◆ AIM: Can you transcribe every line exactly and leave the pictures behind?

## begin GIVEN INFORMATION

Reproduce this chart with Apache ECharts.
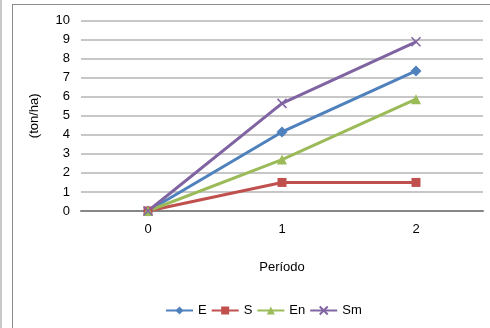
<!DOCTYPE html>
<html><head><meta charset="utf-8">
<script src="https://cdn.jsdelivr.net/npm/echarts@6/dist/echarts.min.js"></script>
<style>html,body{margin:0;padding:0;background:#fff}#c{width:490px;height:328px}</style>
</head><body><div id="c"></div>
<script>
const categories = ['0', '1', '2'];
const seriesE = [0, 4.15, 7.35];
const seriesS = [0, 1.5, 1.5];
const seriesEn = [0, 2.7, 5.87];
const seriesSm = [0, 5.65, 8.88];
const yTicks = [0, 1, 2, 3, 4, 5, 6, 7, 8, 9, 10];

const font = 'Liberation Sans, Arial, sans-serif';
const chart = echarts.init(document.getElementById('c'), null, {renderer: 'canvas'});
const xPath = 'path://M0,0L10,10M10,0L0,10';
function mk(name, data, color, symbol, size) {
  return {
    name, type: 'line', data, symbol, symbolSize: size,
    lineStyle: {color, width: 3},
    itemStyle: symbol === xPath ? {color: 'rgba(0,0,0,0)', borderColor: color, borderWidth: 1.5} : {color, borderWidth: 0},
    emphasis: {disabled: true}, animation: false
  };
}
chart.setOption({
  animation: false,
  backgroundColor: '#fff',
  graphic: [
    {type: 'rect', shape: {x: 0, y: 0, width: 2, height: 328}, style: {fill: '#c8c8c8'}},
    {type: 'line', shape: {x1: 12.5, y1: 4, x2: 12.5, y2: 328}, style: {stroke: '#8c8c8c', lineWidth: 1}},
    {type: 'line', shape: {x1: 12, y1: 4.5, x2: 490, y2: 4.5}, style: {stroke: '#8c8c8c', lineWidth: 1}}
  ],
  grid: {left: 81, right: 7, top: 20.5, bottom: 117, containLabel: false},
  legend: {
    data: ['E', 'S', 'En', 'Sm'], top: 299, left: 160, itemWidth: 27, itemHeight: 10, itemGap: 4,
    textStyle: {fontFamily: font, fontSize: 13, color: '#000'}
  },
  xAxis: {
    type: 'category', data: categories, boundaryGap: true,
    axisLine: {lineStyle: {color: '#868686', width: 2}},
    axisTick: {show: false},
    axisLabel: {fontFamily: font, fontSize: 13, color: '#000', margin: 12},
    name: 'Período', nameLocation: 'middle', nameGap: 50,
    nameTextStyle: {fontFamily: font, fontSize: 13, color: '#000'}
  },
  yAxis: {
    type: 'value', min: 0, max: 10, interval: 1,
    axisLine: {show: false}, axisTick: {show: false},
    splitLine: {lineStyle: {color: '#b4b4b4', width: 1.5}},
    axisLabel: {fontFamily: font, fontSize: 13, color: '#000', margin: 11,
      formatter: v => yTicks.includes(v) ? String(v) : ''},
    name: '(ton/ha)', nameLocation: 'middle', nameGap: 40, nameRotate: 90,
    nameTextStyle: {fontFamily: font, fontSize: 13, color: '#000'}
  },
  series: [
    mk('E', seriesE, '#4F81BD', 'diamond', 11),
    mk('S', seriesS, '#C0504D', 'rect', 9),
    mk('En', seriesEn, '#9BBB59', 'triangle', 10),
    mk('Sm', seriesSm, '#8064A2', xPath, 9)
  ]
});
</script></body></html>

## end GIVEN INFORMATION

◆ RESPONSE:
Reproduce this chart with Apache ECharts.
<!DOCTYPE html>
<html><head><meta charset="utf-8">
<script src="https://cdn.jsdelivr.net/npm/echarts@6/dist/echarts.min.js"></script>
<style>html,body{margin:0;padding:0;background:#fff}#c{width:490px;height:328px}</style>
</head><body><div id="c"></div>
<script>
const categories = ['0', '1', '2'];
const seriesE = [0, 4.15, 7.35];
const seriesS = [0, 1.5, 1.5];
const seriesEn = [0, 2.7, 5.87];
const seriesSm = [0, 5.65, 8.88];
const yTicks = [0, 1, 2, 3, 4, 5, 6, 7, 8, 9, 10];

const font = 'Liberation Sans, Arial, sans-serif';
const chart = echarts.init(document.getElementById('c'), null, {renderer: 'canvas'});
const xPath = 'path://M0,0L10,10M10,0L0,10';
function mk(name, data, color, symbol, size) {
  return {
    name, type: 'line', data, symbol, symbolSize: size,
    lineStyle: {color, width: 3},
    itemStyle: symbol === xPath ? {color: 'rgba(0,0,0,0)', borderColor: color, borderWidth: 1.5} : {color, borderWidth: 0},
    emphasis: {disabled: true}, animation: false
  };
}
chart.setOption({
  animation: false,
  backgroundColor: '#fff',
  graphic: [
    {type: 'rect', shape: {x: 0, y: 0, width: 2, height: 328}, style: {fill: '#c8c8c8'}},
    {type: 'line', shape: {x1: 12.5, y1: 4, x2: 12.5, y2: 328}, style: {stroke: '#8c8c8c', lineWidth: 1}},
    {type: 'line', shape: {x1: 12, y1: 4.5, x2: 490, y2: 4.5}, style: {stroke: '#8c8c8c', lineWidth: 1}}
  ],
  grid: {left: 81, right: 7, top: 20.5, bottom: 117, containLabel: false},
  legend: {
    data: ['E', 'S', 'En', 'Sm'], top: 299, left: 160, itemWidth: 27, itemHeight: 10, itemGap: 4,
    textStyle: {fontFamily: font, fontSize: 13, color: '#000'}
  },
  xAxis: {
    type: 'category', data: categories, boundaryGap: true,
    axisLine: {lineStyle: {color: '#868686', width: 2}},
    axisTick: {show: false},
    axisLabel: {fontFamily: font, fontSize: 13, color: '#000', margin: 12},
    name: 'Período', nameLocation: 'middle', nameGap: 50,
    nameTextStyle: {fontFamily: font, fontSize: 13, color: '#000'}
  },
  yAxis: {
    type: 'value', min: 0, max: 10, interval: 1,
    axisLine: {show: false}, axisTick: {show: false},
    splitLine: {lineStyle: {color: '#b4b4b4', width: 1.5}},
    axisLabel: {fontFamily: font, fontSize: 13, color: '#000', margin: 11,
      formatter: v => yTicks.includes(v) ? String(v) : ''},
    name: '(ton/ha)', nameLocation: 'middle', nameGap: 40, nameRotate: 90,
    nameTextStyle: {fontFamily: font, fontSize: 13, color: '#000'}
  },
  series: [
    mk('E', seriesE, '#4F81BD', 'diamond', 11),
    mk('S', seriesS, '#C0504D', 'rect', 9),
    mk('En', seriesEn, '#9BBB59', 'triangle', 10),
    mk('Sm', seriesSm, '#8064A2', xPath, 9)
  ]
});
</script></body></html>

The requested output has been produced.